A machine at Kenneth Mackenzie on the Isle of Lewis in Scotland, depicting part of the process used to turn the wool fibers into fabric that will last a lifetime

A machine at Kenneth Mackenzie on the Isle of Lewis in Scotland, depicting part of the process used to turn the wool fibers into fabric that will last a lifetime

Over the weekend I had dinner with a friend who works in agriculture. She mentioned how important she felt it is that work places exist like farming where people with different political views come together and work with each other. They may disagree on different issues, but they still work together and get to know each other as people, form relationships, come to depend on each other and know each other’s families. I was thinking about this with the apparel work. Apparel, like farming is another opportunity to bring people together across the political spectrum and create work and prosperity regardless of points of disagreement across various political issues.

When I reflect on so many problems we face: the inability to come together on climate solutions, polarization around how to make the economy work for more people, blaming each other–red people, blue people, immigrants–for our problems, or the increasing prevalence of psychological problems like depression and anxiety, I come to a common source: Disconnection. Disconnection from ourselves, from each other, from our communities, from our environment. Disconnection from the connection we all share. And I thought about this with regards to the economy. How many of us get to connect with people with very different views from our own through our work, through what we buy, through the services we use?

When most everything we buy is made in China, or other far off countries, that means two things: 1) We don’t have the opportunity to connect with the producer of the things we are consuming which used to be made in the U.S.  2) The absence of that work producing U.S. made things means that all those connections that would be made across the political spectrum through that work no longer exist.  If very little U.S. manufacturing remains, that means that the opportunity for say a New York designer to work with a Tennessee shirt maker are few and far between.

At what cost? Well I believe that these days we only imagine who we are as a people. We read about how we are voting here and there, what that extreme group is doing. The real human beings we share this country with fall away. They become reduced by voting districts and poll numbers and stereotyped images. And we become more disconnected.

And so I was reflecting on calls to boycott the Alabama economy in the face of the Governor’s signing into law a complete abortion ban. In Alabama, there happens to be an apparel company called Alabama Chanin. They provide high quality jobs in a community that needs them and create beautiful clothing for women. Alabama Chanin is one of a small fraction of apparel companies who make clothing for women and produce it in the U.S. What’s more, Natalie Chanin has inspired countless designers and apparel entrepreneurs (myself included) by bravely building this work in Florence, Alabama, in a community that needed jobs, when the rest of the industry was saying that U.S. production of apparel was no longer financially viable.

Check out a short video here on Alabama Chanin

And yet I say all this knowing that boycotts are often effective. But I wonder if hitting people that have already been knocked down by the economy to make a political point is the answer? Is taking aim at the businesses who provide the few quality job opportunities available the way to come together and make progress as a country?
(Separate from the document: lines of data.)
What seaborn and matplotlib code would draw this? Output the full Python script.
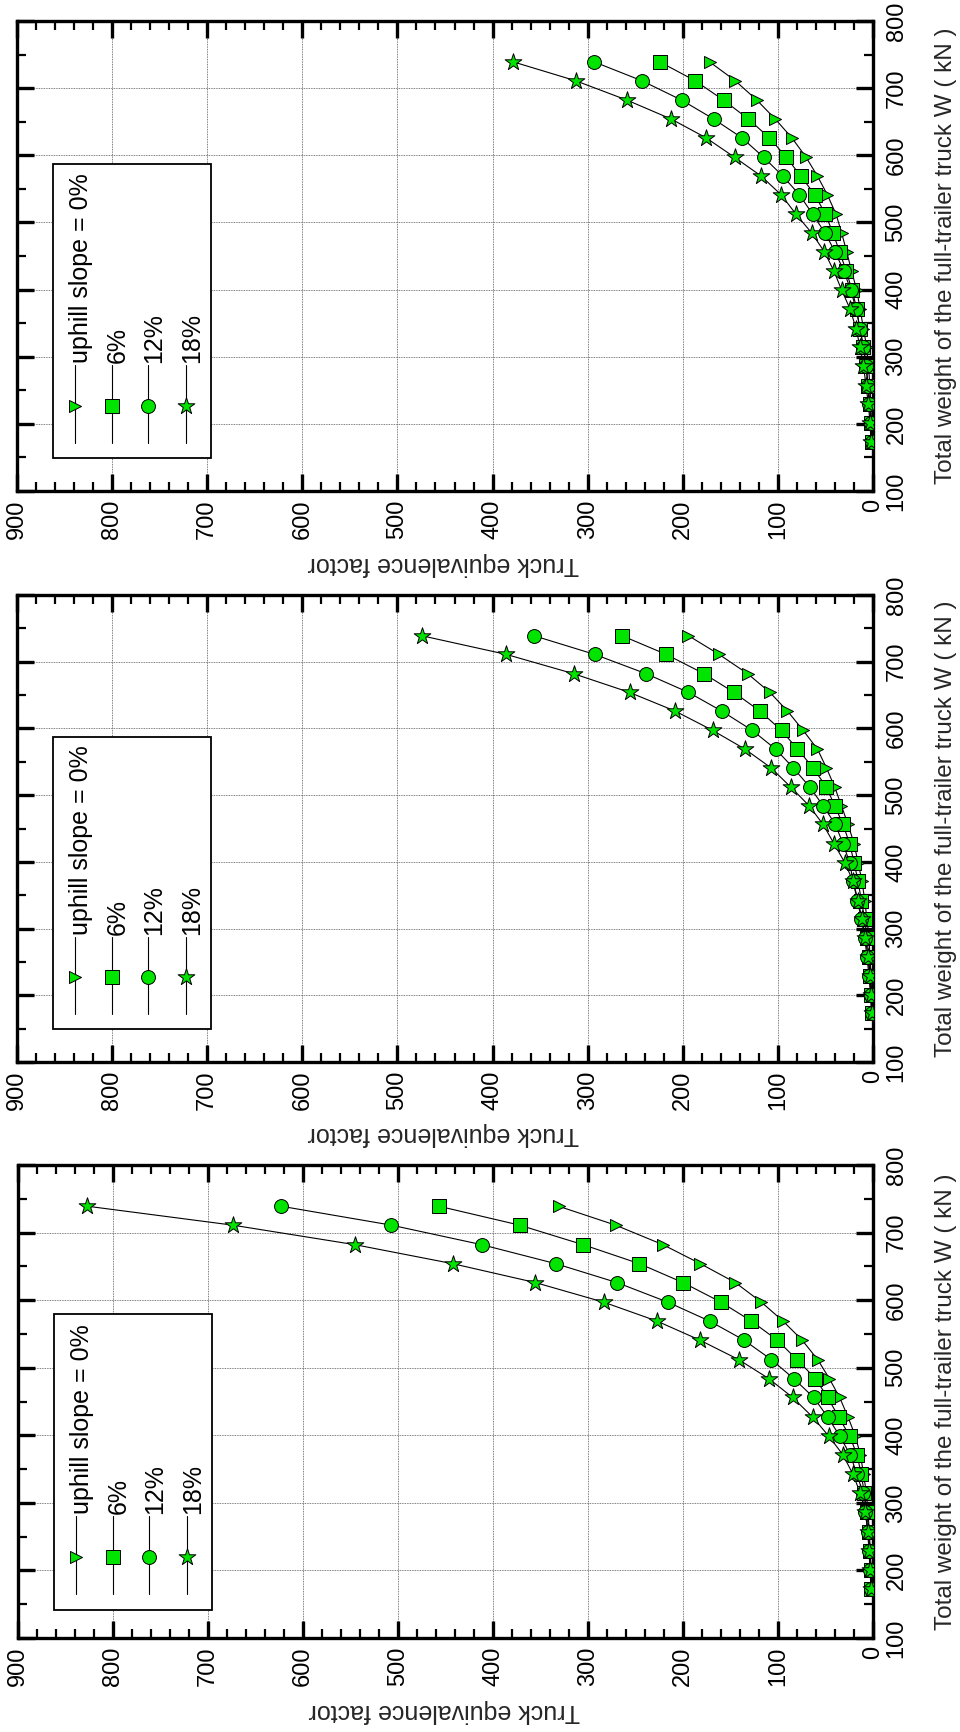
import numpy as np
import pandas as pd
import matplotlib
matplotlib.use("Agg")
import matplotlib.pyplot as plt
from matplotlib.ticker import MultipleLocator
from matplotlib.patches import Rectangle
import seaborn as sns

# Total weight of the full-trailer truck (kN)
weights = [173, 201, 229, 257, 286, 314, 342, 371, 399, 427, 456,
           484, 512, 541, 569, 597, 626, 654, 682, 711, 739]

slopes = ["0%", "6%", "12%", "18%"]
legend_labels = ["uphill slope = 0%", "6%", "12%", "18%"]

# Truck equivalence factor, panel 1 (top)
p1_s0 = [0.7, 1.4, 2.4, 3.1, 4.9, 6.6, 10, 13.6, 17, 22.4, 27.6,
         32.9, 38.8, 47.9, 58.4, 70.3, 85.3, 102.8, 122, 144.8, 171.7]
p1_s6 = [1.4, 2.4, 3, 5, 7, 10, 14, 17, 22, 28, 35,
         42, 50, 61, 76, 91, 109, 131, 157, 187, 224]
p1_s12 = [1.4, 2.4, 3.8, 5.6, 7.3, 10, 13.6, 17.8, 23.4, 30.4, 39.9,
          50.3, 63.3, 77.3, 94.8, 115, 137.8, 167.5, 201, 243, 293]
p1_s18 = [2.1, 3.1, 4.9, 7.3, 10, 13.6, 17.8, 24.1, 32.9, 40.9, 51,
          64.3, 80.8, 96.5, 117.5, 145.5, 175.5, 212.2, 258.4, 312.6, 378]

# Truck equivalence factor, panel 2 (middle)
p2_s0 = [0.7, 1.4, 2.1, 3.1, 4.2, 6.3, 8.7, 11.5, 15.7, 19.9, 26.2,
         33.2, 40.2, 49, 58.4, 73.4, 89.9, 108.4, 131.8, 161.9, 194]
p2_s6 = [1.1, 2.1, 3.1, 4.5, 6.3, 8.7, 12.2, 15.7, 19.9, 24.5, 31.5,
         40.2, 49, 63, 79.4, 96.2, 118.9, 146.2, 177.6, 217.5, 264]
p2_s12 = [1.4, 2.5, 4.2, 6.3, 8.7, 12.2, 16.4, 21, 24.5, 31.5, 39.5,
          52.4, 66.4, 83.9, 102.4, 126.9, 159, 194, 238.5, 292.7, 356.6]
p2_s18 = [1.4, 2.4, 3.5, 5.2, 8, 11.5, 15.7, 21, 29.7, 40.9, 52.4,
          67.1, 86.4, 107.3, 134.6, 168.5, 208, 256, 314.7, 385.7, 474.6]

# Truck equivalence factor, panel 3 (bottom)
p3_s0 = [1.4, 2.1, 2.8, 3.9, 5.2, 7, 9.8, 13.3, 18.6, 26.3, 35.1,
         46, 58.2, 74.7, 94.7, 117.5, 144.9, 181.8, 221, 271, 331]
p3_s6 = [1.8, 2.5, 3.5, 4.6, 6.3, 9.1, 12.3, 16.8, 24.6, 36.1, 47.7,
         60.7, 80, 101, 128, 160, 200, 246, 305, 372, 457]
p3_s12 = [2.1, 3.2, 4.2, 5.6, 8, 10.5, 16.8, 23.9, 35, 47.7, 62.5,
          83.5, 107, 136, 172, 216, 269.5, 334, 411.6, 507, 623]
p3_s18 = [2.1, 2.8, 3.9, 5.3, 8, 13.3, 21, 31.6, 46.7, 63.5, 84.6,
          109.8, 141.4, 182.5, 227.4, 283.5, 355.4, 442.5, 545, 674, 827]

panels = [
    [p1_s0, p1_s6, p1_s12, p1_s18],
    [p2_s0, p2_s6, p2_s12, p2_s18],
    [p3_s0, p3_s6, p3_s12, p3_s18],
]

x_label = "Truck equivalence factor"
y_label = "Total weight of the full-trailer truck W ( kN )"

sns.set_theme(style="white")
plt.rcParams["font.family"] = ["Liberation Sans", "DejaVu Sans"]

GREEN = "#00e400"
marker_style = {
    "0%": dict(marker=">", s=75),
    "6%": dict(marker="s", s=90),
    "12%": dict(marker="o", s=100),
    "18%": dict(marker="*", s=160),
}

fig = plt.figure(figsize=(9.6, 17.32), dpi=100)
W, H = 960.0, 1732.0
# (left, top, right, bottom) in pixels for each panel
boxes = [(17, 21, 873, 491), (17, 595, 873, 1062), (18, 1165, 873, 1638)]
legend_shift = [0.0, 0.0, -0.010]

for values, (l, t, r, b), shift in zip(panels, boxes, legend_shift):
    ax = fig.add_axes([l / W, 1 - b / H, (r - l) / W, (b - t) / H])
    frames = []
    for slope, vals in zip(slopes, values):
        frames.append(pd.DataFrame({"weight": weights, "factor": vals, "slope": slope}))
    df = pd.concat(frames, ignore_index=True)

    sns.lineplot(data=df, x="factor", y="weight", units="slope", estimator=None,
                 sort=False, color="black", linewidth=0.8, legend=False, ax=ax,
                 zorder=2)
    for slope in slopes:
        sub = df[df["slope"] == slope]
        sns.scatterplot(data=sub, x="factor", y="weight", color=GREEN,
                        edgecolor="black", linewidth=0.7, legend=False, ax=ax,
                        zorder=3, **marker_style[slope])

    ax.set_xlim(900, 0)
    ax.set_ylim(100, 800)
    ax.xaxis.set_major_locator(MultipleLocator(100))
    ax.xaxis.set_minor_locator(MultipleLocator(20))
    ax.yaxis.set_major_locator(MultipleLocator(100))
    ax.yaxis.set_minor_locator(MultipleLocator(50))
    ax.grid(True, which="major", linestyle=(0, (1, 1)), color="#555555", linewidth=0.6)
    ax.set_axisbelow(True)

    for sp in ax.spines.values():
        sp.set_visible(True)
        sp.set_color("black")
        sp.set_linewidth(2.4)

    ax.tick_params(which="both", direction="in", top=True, bottom=True,
                   left=True, right=True, colors="black")
    ax.tick_params(which="major", length=12, width=2.4)
    ax.tick_params(which="minor", length=6.5, width=1.6)
    ax.tick_params(axis="x", which="major", labelsize=17, labelrotation=90, pad=6)
    ax.tick_params(axis="y", which="major", labelsize=17, labelrotation=90, pad=9,
                   labelleft=False, labelright=True)
    for lab in ax.get_yticklabels():
        lab.set_verticalalignment("center")

    ax.set_xlabel(x_label, fontsize=18, rotation=180)
    ax.xaxis.set_label_coords(0.498, -0.155)
    ax.xaxis.label.set_verticalalignment("center")
    ax.yaxis.set_label_position("right")
    ax.set_ylabel(y_label, fontsize=17.5, rotation=90)
    ax.yaxis.set_label_coords(1.085, 0.5)
    ax.yaxis.label.set_horizontalalignment("center")
    ax.yaxis.label.set_verticalalignment("center")

    # legend drawn in axes coordinates with vertical entries
    ax.add_patch(Rectangle((0.042, 0.070 + shift), 0.185, 0.626, transform=ax.transAxes,
                           facecolor="white", edgecolor="black", linewidth=1.3,
                           zorder=5))
    for xe, slope, text in zip([0.068, 0.111, 0.153, 0.198], slopes, legend_labels):
        ax.plot([xe, xe], [0.102 + shift, 0.268 + shift], transform=ax.transAxes,
                color="black", linewidth=0.8, zorder=6)
        ms = marker_style[slope]
        ax.scatter([xe], [0.181 + shift], transform=ax.transAxes, marker=ms["marker"],
                   s=ms["s"], color=GREEN, edgecolor="black", linewidth=0.7, zorder=7)
        ax.text(xe + 0.007, 0.272 + shift, text, transform=ax.transAxes, rotation=90,
                rotation_mode="anchor", ha="left", va="center", fontsize=18,
                color="black", zorder=7)

fig.savefig("out.png", dpi=100)
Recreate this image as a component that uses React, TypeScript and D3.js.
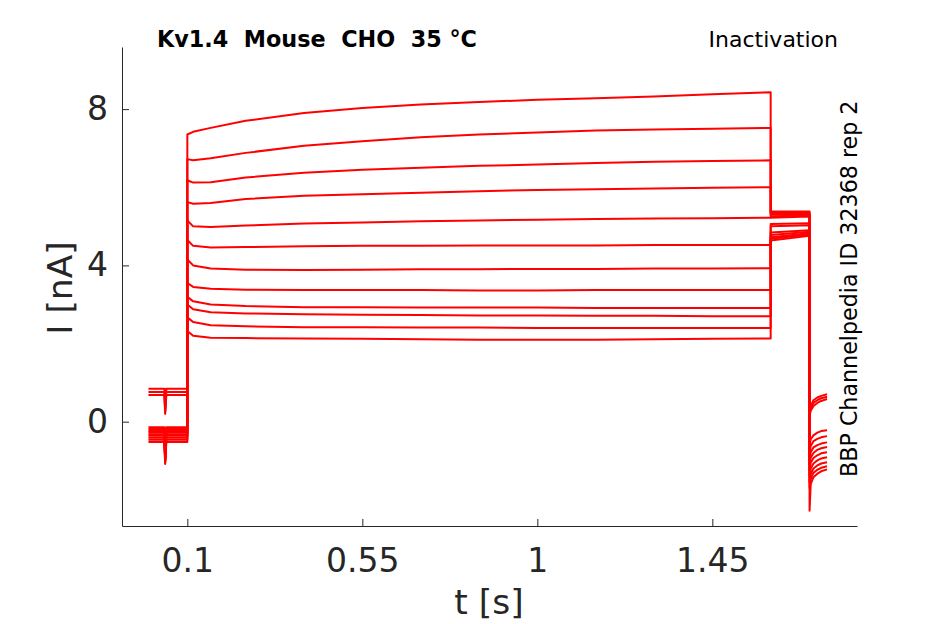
import React, { useEffect, useRef } from "react";
import * as d3 from "d3";

// protocol time points (s)
const holdTimes = [0, 0.041, 0.043, 0.046, 0.1];
const stepTimes = [0.1, 0.115, 0.16, 0.25, 0.4, 0.55, 0.7, 0.85, 1.0, 1.15, 1.3, 1.45, 1.6];
const testTimes = [1.6, 1.7];
const tailTimes = [1.7, 1.703, 1.71, 1.72, 1.73, 1.745];

// holding current before the step and the small transient dip (nA)
const holdCurrents = [0.84, 0.76, 0.68, -0.14, -0.19, -0.24, -0.28, -0.32, -0.36, -0.41, -0.46, -0.52];
const dipCurrents = [0.3, 0.25, 0.2, -0.85, -0.9, -0.92, -0.95, -0.98, -1.0, -1.02, -1.05, -1.08];

// current during the long step, one row per sweep (nA)
const stepCurrents = [
	[7.35, 7.42, 7.52, 7.7, 7.9, 8.03, 8.12, 8.18, 8.24, 8.28, 8.32, 8.38, 8.43],
	[6.72, 6.69, 6.74, 6.88, 7.06, 7.18, 7.28, 7.35, 7.4, 7.45, 7.48, 7.5, 7.52],
	[6.18, 6.12, 6.13, 6.25, 6.37, 6.45, 6.5, 6.55, 6.58, 6.62, 6.65, 6.67, 6.69],
	[5.62, 5.58, 5.6, 5.7, 5.78, 5.82, 5.86, 5.9, 5.93, 5.95, 5.97, 5.99, 6.0],
	[5.15, 5.0, 4.98, 5.02, 5.07, 5.1, 5.13, 5.15, 5.17, 5.19, 5.2, 5.21, 5.22],
	[4.65, 4.5, 4.46, 4.47, 4.49, 4.5, 4.5, 4.51, 4.51, 4.51, 4.52, 4.52, 4.52],
	[4.15, 4.0, 3.92, 3.89, 3.88, 3.89, 3.9, 3.9, 3.91, 3.91, 3.92, 3.92, 3.93],
	[3.55, 3.45, 3.4, 3.38, 3.37, 3.37, 3.37, 3.36, 3.36, 3.37, 3.37, 3.37, 3.37],
	[3.2, 3.08, 3.0, 2.96, 2.93, 2.93, 2.92, 2.92, 2.92, 2.91, 2.91, 2.91, 2.91],
	[3.0, 2.88, 2.8, 2.77, 2.75, 2.74, 2.73, 2.72, 2.72, 2.71, 2.71, 2.7, 2.7],
	[2.67, 2.55, 2.47, 2.44, 2.42, 2.42, 2.41, 2.41, 2.4, 2.4, 2.4, 2.4, 2.4],
	[2.32, 2.2, 2.15, 2.14, 2.13, 2.12, 2.11, 2.1, 2.1, 2.1, 2.11, 2.12, 2.13],
];

// test pulse after the step: start / end (nA)
const testCurrents = [
	[5.38, 5.38],
	[5.34, 5.35],
	[5.3, 5.32],
	[5.26, 5.28],
	[5.22, 5.25],
	[5.06, 5.08],
	[5.0, 5.03],
	[4.84, 4.9],
	[4.78, 4.86],
	[4.72, 4.82],
	[4.68, 4.79],
	[4.64, 4.76],
];

// tail currents after repolarisation (nA)
const tailCurrents = [
	[0.25, 0.4, 0.55, 0.62, 0.66, 0.7],
	[0.2, 0.35, 0.48, 0.55, 0.6, 0.64],
	[0.15, 0.28, 0.4, 0.48, 0.53, 0.58],
	[-0.6, -0.45, -0.35, -0.28, -0.24, -0.22],
	[-0.8, -0.62, -0.5, -0.44, -0.4, -0.37],
	[-0.95, -0.78, -0.66, -0.6, -0.56, -0.53],
	[-1.1, -0.92, -0.8, -0.72, -0.68, -0.65],
	[-1.25, -1.05, -0.93, -0.86, -0.81, -0.78],
	[-1.4, -1.2, -1.07, -0.99, -0.94, -0.91],
	[-1.55, -1.34, -1.2, -1.12, -1.07, -1.04],
	[-1.7, -1.46, -1.31, -1.23, -1.18, -1.14],
	[-2.28, -1.6, -1.42, -1.33, -1.27, -1.22],
];

const xTicks = [0.1, 0.55, 1, 1.45];
const xTickLabels = ["0.1", "0.55", "1", "1.45"];
const yTicks = [0, 4, 8];

const W = 945,
	H = 624;
const axisColor = "#262626";
const font = "'DejaVu Sans', sans-serif";

function sweep(i: number): [number, number][] {
	const hold = [holdCurrents[i], holdCurrents[i], dipCurrents[i], holdCurrents[i], holdCurrents[i]];
	const pts: [number, number][] = [];
	holdTimes.forEach((t, k) => pts.push([t, hold[k]]));
	stepTimes.forEach((t, k) => pts.push([t, stepCurrents[i][k]]));
	testTimes.forEach((t, k) => pts.push([t, testCurrents[i][k]]));
	tailTimes.forEach((t, k) => pts.push([t, tailCurrents[i][k]]));
	return pts;
}

function draw(ref: SVGSVGElement | null) {
	if (!ref) return;
	const svg = d3.select(ref);
	svg.selectAll("*").remove();

	const x = d3.scaleLinear().domain([-0.068, 1.822]).range([122, 857]);
	const y = d3.scaleLinear().domain([-2.67, 9.59]).range([526, 47]);

	// traces
	const line = d3
		.line<[number, number]>()
		.x((d) => x(d[0]))
		.y((d) => y(d[1]));
	svg.append("g")
		.selectAll("path")
		.data(stepCurrents.map((_, i) => sweep(i)))
		.join("path")
		.attr("d", line)
		.attr("fill", "none")
		.attr("stroke", "#ff0000")
		.attr("stroke-width", 2)
		.attr("stroke-linejoin", "round");

	// axes, ticks pointing inward
	const xAxis = svg
		.append("g")
		.attr("transform", "translate(0,526)")
		.call(
			d3
				.axisBottom(x)
				.tickValues(xTicks)
				.tickFormat((_, i) => xTickLabels[i])
				.tickSizeInner(-7)
				.tickSizeOuter(0)
				.tickPadding(23)
		);
	const yAxis = svg
		.append("g")
		.attr("transform", "translate(122,0)")
		.call(d3.axisLeft(y).tickValues(yTicks).tickFormat(d3.format("d")).tickSizeInner(-7).tickSizeOuter(0).tickPadding(14));
	[xAxis, yAxis].forEach((g) => {
		g.select(".domain").attr("stroke", axisColor);
		g.selectAll(".tick line").attr("stroke", axisColor);
		g.selectAll(".tick text").attr("fill", axisColor).style("font-family", font).style("font-size", "33px");
	});

	// axis labels
	svg.append("text")
		.attr("x", 489)
		.attr("y", 614)
		.attr("text-anchor", "middle")
		.attr("fill", axisColor)
		.style("font-family", font)
		.style("font-size", "34.5px")
		.text("t [s]");
	svg.append("text")
		.attr("transform", "translate(72,288) rotate(-90)")
		.attr("text-anchor", "middle")
		.attr("fill", axisColor)
		.style("font-family", font)
		.style("font-size", "34.5px")
		.text("I [nA]");

	// annotations
	svg.append("text")
		.attr("x", 157)
		.attr("y", 47)
		.attr("fill", "#000")
		.style("font-family", font)
		.style("font-size", "22.3px")
		.style("font-weight", "bold")
		.style("white-space", "pre")
		.text("Kv1.4  Mouse  CHO  35 °C");
	svg.append("text")
		.attr("x", 838)
		.attr("y", 47)
		.attr("text-anchor", "end")
		.attr("fill", "#000")
		.style("font-family", font)
		.style("font-size", "22px")
		.text("Inactivation");
	svg.append("text")
		.attr("transform", "translate(857,477) rotate(-90)")
		.attr("fill", "#000")
		.style("font-family", font)
		.style("font-size", "22.2px")
		.text("BBP Channelpedia ID 32368 rep 2");
}

export default function App() {
	const ref = useRef<SVGSVGElement>(null);
	useEffect(() => {
		draw(ref.current);
	}, []);
	return (
		<svg
			ref={ref}
			width={W}
			height={H}
			style={{ position: "absolute", left: 0, top: 0, background: "#fff" }}
		/>
	);
}
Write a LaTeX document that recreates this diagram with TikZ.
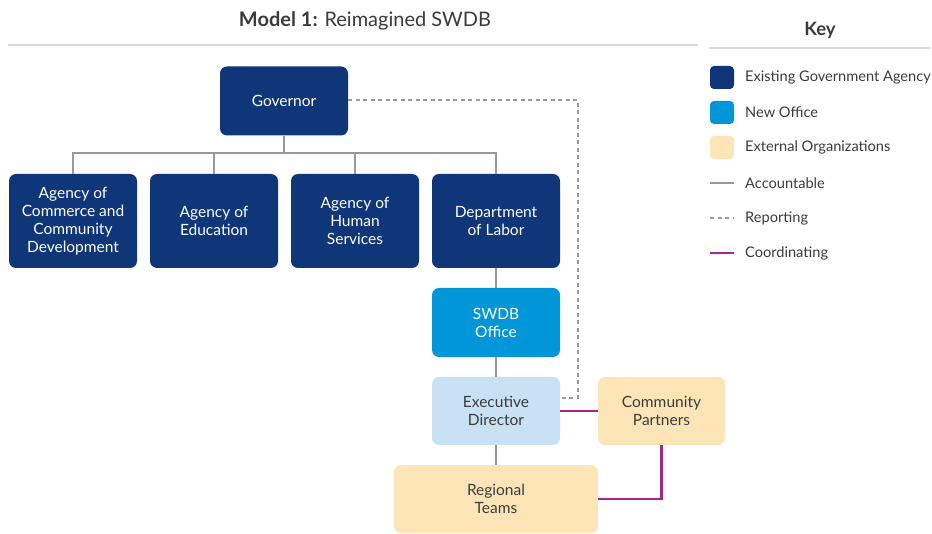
\documentclass[tikz,border=0pt]{standalone}
\usepackage{fontspec}
\setmainfont{Lato}
\definecolor{navy}{HTML}{10367A}
\definecolor{newblue}{HTML}{0096D8}
\definecolor{lightblue}{HTML}{C8E1F5}
\definecolor{beige}{HTML}{FDE5B8}
\definecolor{linegray}{HTML}{999999}
\definecolor{rulegray}{HTML}{DADADA}
\definecolor{coord}{HTML}{A8248E}
\definecolor{txt}{HTML}{3B3B3B}
\tikzset{
  box/.style={rounded corners=7pt, align=center, inner sep=2pt,
    font=\fontsize{15.5}{18}\selectfont, minimum width=128pt, minimum height=69pt},
  govbox/.style={box, fill=navy, text=white},
  newbox/.style={box, fill=newblue, text=white},
  edbox/.style={box, fill=lightblue, text=txt},
  extbox/.style={box, fill=beige, text=txt},
  acct/.style={draw=linegray, line width=2.3pt},
  repline/.style={draw=linegray, line width=2.3pt, dash pattern=on 4pt off 3.5pt},
  coordline/.style={draw=coord, line width=2.3pt},
  swatch/.style={rounded corners=4pt, minimum width=24pt, minimum height=23pt, inner sep=0pt},
  keytext/.style={anchor=west, text=txt, font=\fontsize{14.6}{17}\selectfont, inner sep=0pt}
}
\begin{document}
\begin{tikzpicture}[x=1pt,y=-1pt]
\useasboundingbox (0,0) rectangle (932,534);
% title
\node[text=txt, font=\fontsize{20}{24}\selectfont] (title) at (365,21) {\textbf{Model 1:} Reimagined SWDB};
\draw[rulegray, line width=1.3pt] (8,45) -- (698,45);
% key
\node[text=txt, font=\fontsize{18.5}{22}\bfseries] (keytitle) at (820,30) {Key};
\draw[rulegray, line width=1.3pt] (709,48) -- (930,48);
\node[swatch, fill=navy] (k1) at (722,77.5) {};
\node[keytext] (k1t) at (745,77.5) {Existing Government Agency};
\node[swatch, fill=newblue] (k2) at (722,112.5) {};
\node[keytext] (k2t) at (745,112.5) {New Office};
\node[swatch, fill=beige] (k3) at (722,147.5) {};
\node[keytext] (k3t) at (745,147.5) {External Organizations};
\coordinate (k4a) at (710,183); \coordinate (k4b) at (734,183);
\draw[acct] (k4a) -- (k4b);
\node[keytext] (k4t) at (745,183) {Accountable};
\coordinate (k5a) at (710,218); \coordinate (k5b) at (734,218);
\draw[repline] (k5a) -- (k5b);
\node[keytext] (k5t) at (745,218) {Reporting};
\coordinate (k6a) at (710,253); \coordinate (k6b) at (734,253);
\draw[coordline] (k6a) -- (k6b);
\node[keytext] (k6t) at (745,253) {Coordinating};
% boxes
\node[govbox] (gov) at (284,101) {Governor};
\node[govbox, minimum height=94pt] (acc) at (73,221) {Agency of\\Commerce and\\Community\\Development};
\node[govbox, minimum height=94pt] (edu) at (214,221) {Agency of\\Education};
\node[govbox, minimum height=94pt] (hum) at (355,221) {Agency of\\Human\\Services};
\node[govbox, minimum height=94pt] (dol) at (496,221) {Department\\of Labor};
\node[newbox] (swdb) at (496,322.5) {SWDB\\Office};
\node[edbox, minimum height=68pt] (exec) at (496,411) {Executive\\Director};
\node[extbox, minimum height=68pt, minimum width=127pt] (cp) at (661.5,411) {Community\\Partners};
\node[extbox, minimum height=68pt, minimum width=204pt] (rt) at (496,499) {Regional\\Teams};
% accountable connectors
\coordinate (bar) at (284,153);
\draw[acct] (gov.south) -- (bar);
\draw[acct] (acc.north) -- (acc.north |- bar) -- (dol.north |- bar) -- (dol.north);
\draw[acct] (edu.north) -- (edu.north |- bar);
\draw[acct] (hum.north) -- (hum.north |- bar);
\draw[acct] (dol.south) -- (swdb.north);
\draw[acct] (swdb.south) -- (exec.north);
\draw[acct] (exec.south) -- (rt.north);
% reporting
\coordinate (dcorner) at (578,100);
\draw[repline] (gov.east |- dcorner) -- (dcorner) |- ([yshift=13pt]exec.east);
% coordinating
\draw[coordline] (exec.east) -- (cp.west);
\draw[coordline] (cp.south) |- (rt.east);
\end{tikzpicture}
\end{document}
We are after all a democracy. We need most people to come together to make progress.

I believe the answer lies in reconnecting with each other. Again and again. Every chance that we can get. We can weigh the choices we make by asking ourselves: Will the action I take here drive more of a wedge between us or will it bring us together? We must urgently come together.

Part of what I want to do is to reconnect people in different parts of the country and reconnect the urban women to their rural sisters. I want to dismantle the imaginary people we share our country with and expose the real humans that go to work each day, love their children, and do their best with the lives they’ve been given.

Please help me rebuild connection again and again. This can be as small is choosing to sit with someone who is alone and as big as working on a dream that brings people together. I believe that if we make the choice each day to turn our back on the things that divide us and move towards the things that connect us to each other we will one day find ourselves sharing more love, joy, fulfillment, community, and harmony with each other and the beautiful Earth we share together.